## REQUEST
Pictures in the entries below are to be left out; otherwise, reproduce exactly the lines from the first through the line containing "percent = list(range(0, 101))".

Plotting code records
— begin —

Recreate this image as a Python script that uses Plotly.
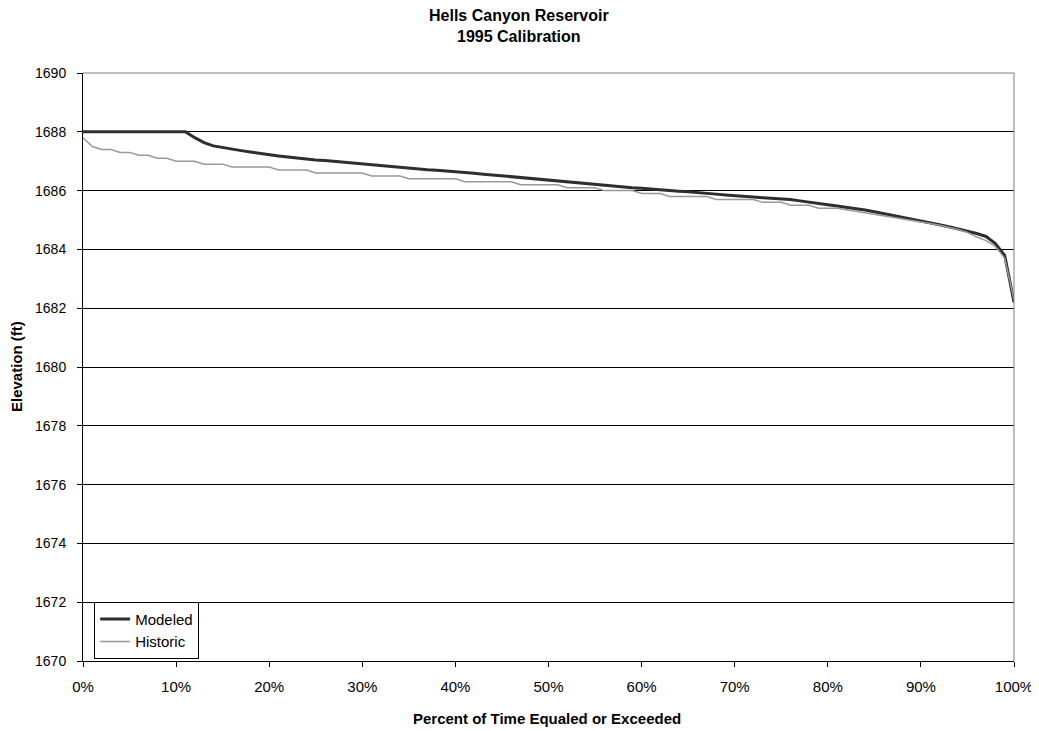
import plotly.graph_objects as go

percent = list(range(0, 101))

modeled = [
    1688.00, 1688.00, 1688.00, 1688.00, 1688.00, 1688.00, 1688.00, 1688.00, 1688.00, 1688.00,
    1688.00, 1688.00, 1687.80, 1687.63, 1687.52, 1687.46, 1687.41, 1687.36, 1687.31, 1687.26,
    1687.22, 1687.18, 1687.14, 1687.10, 1687.07, 1687.04, 1687.02, 1686.99, 1686.96, 1686.93,
    1686.90, 1686.87, 1686.84, 1686.81, 1686.78, 1686.75, 1686.73, 1686.71, 1686.69, 1686.67,
    1686.65, 1686.62, 1686.59, 1686.56, 1686.53, 1686.50, 1686.47, 1686.44, 1686.41, 1686.38,
    1686.35, 1686.33, 1686.30, 1686.27, 1686.24, 1686.21, 1686.18, 1686.15, 1686.12, 1686.10,
    1686.08, 1686.05, 1686.03, 1686.01, 1685.98, 1685.96, 1685.94, 1685.91, 1685.88, 1685.85,
    1685.82, 1685.80, 1685.78, 1685.76, 1685.74, 1685.73, 1685.70, 1685.65, 1685.60, 1685.56,
    1685.52, 1685.48, 1685.44, 1685.40, 1685.34, 1685.28, 1685.22, 1685.15, 1685.09, 1685.03,
    1684.97, 1684.91, 1684.84, 1684.77, 1684.70, 1684.62, 1684.54, 1684.44, 1684.20, 1683.80,
    1682.20,
]

historic = [
    1687.80, 1687.50, 1687.40, 1687.40, 1687.30, 1687.30, 1687.20, 1687.20, 1687.10, 1687.10,
    1687.00, 1687.00, 1687.00, 1686.90, 1686.90, 1686.90, 1686.80, 1686.80, 1686.80, 1686.80,
    1686.80, 1686.70, 1686.70, 1686.70, 1686.70, 1686.60, 1686.60, 1686.60, 1686.60, 1686.60,
    1686.60, 1686.50, 1686.50, 1686.50, 1686.50, 1686.40, 1686.40, 1686.40, 1686.40, 1686.40,
    1686.40, 1686.30, 1686.30, 1686.30, 1686.30, 1686.30, 1686.30, 1686.20, 1686.20, 1686.20,
    1686.20, 1686.20, 1686.10, 1686.10, 1686.10, 1686.10, 1686.00, 1686.00, 1686.00, 1686.00,
    1685.90, 1685.90, 1685.90, 1685.80, 1685.80, 1685.80, 1685.80, 1685.80, 1685.70, 1685.70,
    1685.70, 1685.70, 1685.70, 1685.60, 1685.60, 1685.60, 1685.50, 1685.50, 1685.50, 1685.40,
    1685.40, 1685.40, 1685.35, 1685.30, 1685.25, 1685.20, 1685.15, 1685.10, 1685.05, 1685.00,
    1684.95, 1684.88, 1684.82, 1684.76, 1684.68, 1684.58, 1684.42, 1684.30, 1684.10, 1683.70,
    1682.30,
]

title_lines = ["Hells Canyon Reservoir", "1995 Calibration"]
x_title = "Percent of Time Equaled or Exceeded"
y_title = "Elevation (ft)"

FONT = "Liberation Sans, Arial, sans-serif"

fig = go.Figure()
fig.add_trace(go.Scatter(x=percent, y=modeled, mode="lines", name="Modeled",
                         line=dict(color="#2e2e2e", width=3)))
fig.add_trace(go.Scatter(x=percent, y=historic, mode="lines", name="Historic",
                         line=dict(color="#999999", width=1.5)))

# page has an 8px body margin; figure sized so the plot area lands at the reference position
fig.update_layout(
    width=1031, height=723,
    margin=dict(l=75, r=25, t=65, b=70),
    paper_bgcolor="white", plot_bgcolor="white",
    font=dict(family=FONT, size=14, color="black"),
    showlegend=True,
    legend=dict(x=0.012, y=0.004, xanchor="left", yanchor="bottom",
                bgcolor="white", bordercolor="black", borderwidth=1,
                font=dict(family=FONT, size=15, color="black"),
                tracegroupgap=0, itemwidth=30),
    xaxis=dict(range=[0, 100], tickmode="linear", tick0=0, dtick=10, ticksuffix="%",
               showgrid=False, zeroline=False, showline=True, linecolor="black", linewidth=1,
               ticks="outside", ticklen=5, tickcolor="black", automargin=False,
               tickfont=dict(family=FONT, size=15), ticklabelstandoff=7),
    yaxis=dict(range=[1670, 1690], tickmode="linear", tick0=1670, dtick=2,
               showgrid=True, gridcolor="black", gridwidth=1, zeroline=False,
               showline=True, linecolor="black", linewidth=1,
               ticks="outside", ticklen=5, tickcolor="black", automargin=False,
               tickfont=dict(family=FONT, size=14), ticklabelstandoff=8),
    shapes=[
        dict(type="line", xref="paper", yref="paper", x0=0, x1=1, y0=1, y1=1,
             line=dict(color="#808080", width=1)),
        dict(type="line", xref="paper", yref="paper", x0=1, x1=1, y0=0, y1=1,
             line=dict(color="#808080", width=1)),
    ],
    annotations=[
        dict(text="<b>" + title_lines[0] + "</b>", xref="paper", yref="paper",
             x=0.468, y=1 + 58 / 588, xanchor="center", yanchor="middle", showarrow=False,
             font=dict(family=FONT, size=16, color="black")),
        dict(text="<b>" + title_lines[1] + "</b>", xref="paper", yref="paper",
             x=0.468, y=1 + 36 / 588, xanchor="center", yanchor="middle", showarrow=False,
             font=dict(family=FONT, size=16, color="black")),
        dict(text="<b>" + x_title + "</b>", xref="paper", yref="paper",
             x=0.498, y=-57 / 588, xanchor="center", yanchor="middle", showarrow=False,
             font=dict(family=FONT, size=15, color="black")),
        dict(text="<b>" + y_title + "</b>", xref="paper", yref="paper",
             x=-67 / 931, y=0.5, xanchor="center", yanchor="middle", showarrow=False,
             textangle=-90, font=dict(family=FONT, size=15, color="black")),
    ],
)

fig.write_html("out.html")
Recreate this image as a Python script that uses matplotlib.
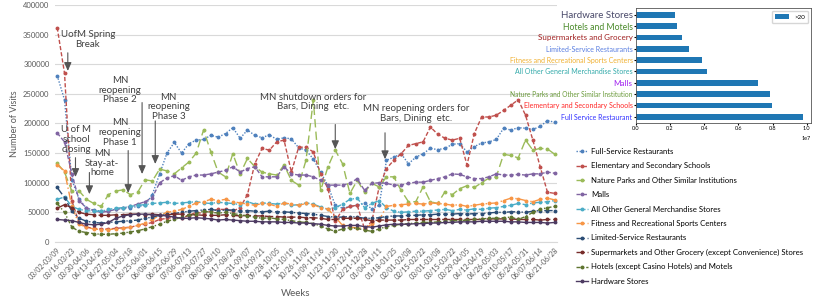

— end —

## EXERCISE RESPONSE
Recreate this image as a Python script that uses Plotly.
import plotly.graph_objects as go

percent = list(range(0, 101))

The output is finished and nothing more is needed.